Der Alleinerzieher als Opfer

Der Alleinerzieher

Oder? Sexualobjekt scheint er jedenfalls keines zu sein, wenn ich richtig lese. Aber der Reihe nach.
Vor einiger Zeit rief mich eine Journalistin an und interviewte mich telefonisch zum Thema „Alleinerzieher“. Der Kontakt war über das „social medium“ Twitter erfolgt, dort suchte sie nach alleinerziehenden Männern.
Ich schrieb, dass diese Zeit für mich schon lange vorbei sei — es sind mittlerweile mehr als zwei Jahrzehnte — und ich zur derzeitigen Lage dieser Männergruppe nichts „zu sagen“ hätte.

Die junge Frau rief mich dennoch an und überraschte mich mit ihrer ersten Frage: Ob ich mich als alleinerziehender Mann irgendwie diskriminiert gefühlt hätte.

Ich dachte kurz nach — am Telefon muss alles schnell gehen — und kam zu dem Schluss, dass ich zwar ziemlich viele Probleme mit dem Dasein als Alleinerzieher hatte, aber als Mann „diskriminiert“ habe ich mich nicht gefühlt. Abgesehen davon, dass ein Finanzbeamter mir die Familienbeihilfe nicht genehmigen wollte, weil ich ja nicht die Mutter war.

Ja, es war ein seltsames Gefühl, dass ich meine Tochter in Kaufhäusern in der Damentoilette wickeln musste, weil am Männerklo kein Wickeltisch war. (Ich muss noch ergänzen, dass ich damals in Deutschland gelebt habe, in Österreich waren Wickeltische weder auf der Damen-, geschweige denn auf der Herrentoilette zu finden.)

Jedenfalls wichen die empörten Blicke der Frauen auf der ihnen zustehenden Toilette — Hilfe, ein Mann! – immer sehr schnell einem mitfühlenden Blick: Ein Mann wickelt sein Kind, wie schön!

Nein, es war keine Frau darunter, die mir das Wickeln abnehmen wollte oder mich beobachtete, ob ich alles richtig machen würden.

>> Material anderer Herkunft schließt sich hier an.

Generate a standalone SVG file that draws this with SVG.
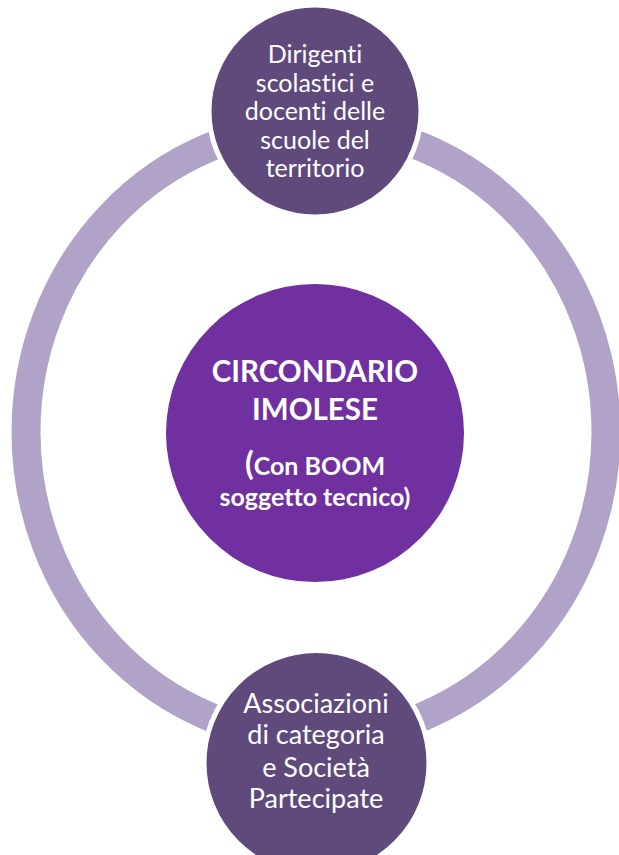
<svg xmlns="http://www.w3.org/2000/svg" width="619" height="855" viewBox="0 0 619 855">
<style>
.ring{fill:none;stroke:#B1A2C8;stroke-width:29}
.node{fill:#604A7B;stroke:#FFFFFF;stroke-width:5}
.center{fill:#7030A0}
.t{font-family:Lato,"Open Sans","Liberation Sans",sans-serif;fill:#FFFFFF;text-anchor:middle;font-variant-ligatures:none;font-feature-settings:"liga" 0,"clig" 0}
.tn{font-size:25px}
.tb{font-size:27px}
.tc{font-weight:bold;font-size:29.5px}
.tc2{font-weight:bold;font-size:25px}
</style>
<rect width="619" height="855" fill="#FFFFFF"/>
<g id="connectors">
<ellipse class="ring" cx="316" cy="432" rx="290" ry="306"/>
</g>
<g id="node-center">
<circle class="center" cx="315" cy="433" r="149"/>
<text class="t tc" x="315" y="382">CIRCONDARIO</text>
<text class="t tc" x="315" y="420">IMOLESE</text>
<text class="t tc2" x="315" y="475"><tspan font-size="32px">(</tspan>Con BOOM</text>
<text class="t tc2" x="315" y="506">soggetto tecnico)</text>
</g>
<g id="node-top">
<circle class="node" cx="315" cy="111" r="106"/>
<text class="t tn" x="315" y="63">Dirigenti</text>
<text class="t tn" x="315" y="91.5">scolastici e</text>
<text class="t tn" x="315" y="120">docenti delle</text>
<text class="t tn" x="315" y="148.5">scuole del</text>
<text class="t tn" x="315" y="177">territorio</text>
</g>
<g id="node-bottom">
<circle class="node" cx="316.5" cy="763" r="112.5"/>
<text class="t tb" x="316" y="713">Associazioni</text>
<text class="t tb" x="316" y="744">di categoria</text>
<text class="t tb" x="316" y="777">e Società</text>
<text class="t tb" x="316" y="808">Partecipate</text>
</g>
</svg>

Ja, die Schwieger-Verwandtschaft löste sich plötzlich in Luft auf, ebenso wie einige Freunde. Offenbar fällt es den meisten Menschen schwer, auf eine schwierige Situation einfühlsam und ohne Parteinahme zu reagieren, gar darüber zu reden.

Nein, das ist kein männliches Problem, sondern ein menschliches. Ich nehme an, Frauen geht es nicht anders. Diskriminierung von Alleinerziehern ist kein geschlechtsspezifisches Problem, sondern ein allgemeines.

Mehr wollte die Journalistin nicht von mir wissen. Das fand ich merkwürdig, aber schließlich bin ich kein Journalist.

Der Opfermythos

Als ich den Artikel las, staunte ich: Ein alleinerziehender Vater berichtete davon, wie sehr er von misstrauischen Blicken verfolgt wird, wenn er mit seinem Kind unterwegs ist. Niemand traue ihm offenbar zu, dass er es aufziehen könnte.

Jeder hat darauf gewartet, dass ich aufgebe und nach Hilfe schreie.“ (Wiener Zeitung)

Alleinerzieherin

Sind die Zeiten schlechter geworden?
Hatte ich Glück, in den späten 80er Jahren Alleinerzieher zu sein, weil die Menschen so tolerant und freundlich waren?

Ich weiß es nicht.

Ich vermute allerdings, dass hier eher ein österreichischer Charakterzug beschrieben wird: die Opferhaltung. Was immer geschieht, die Welt ist gegen uns. Im Fußball sowieso, aber auch in Sachen Emanzipation.

Kaum Alleinerzieher, schon treffen ihn Blicke, „die vermittelten eine klare Botschaft: ‚Was macht das Monster mit dem Kind?’“

Meine Wirklichkeit sah anders aus und ich muss ergänzen, dass das später in Wien genauso war. Ich hatte ein anderes Problem: Ich fühlte mich als Sexualobjekt völlig vernachlässigt.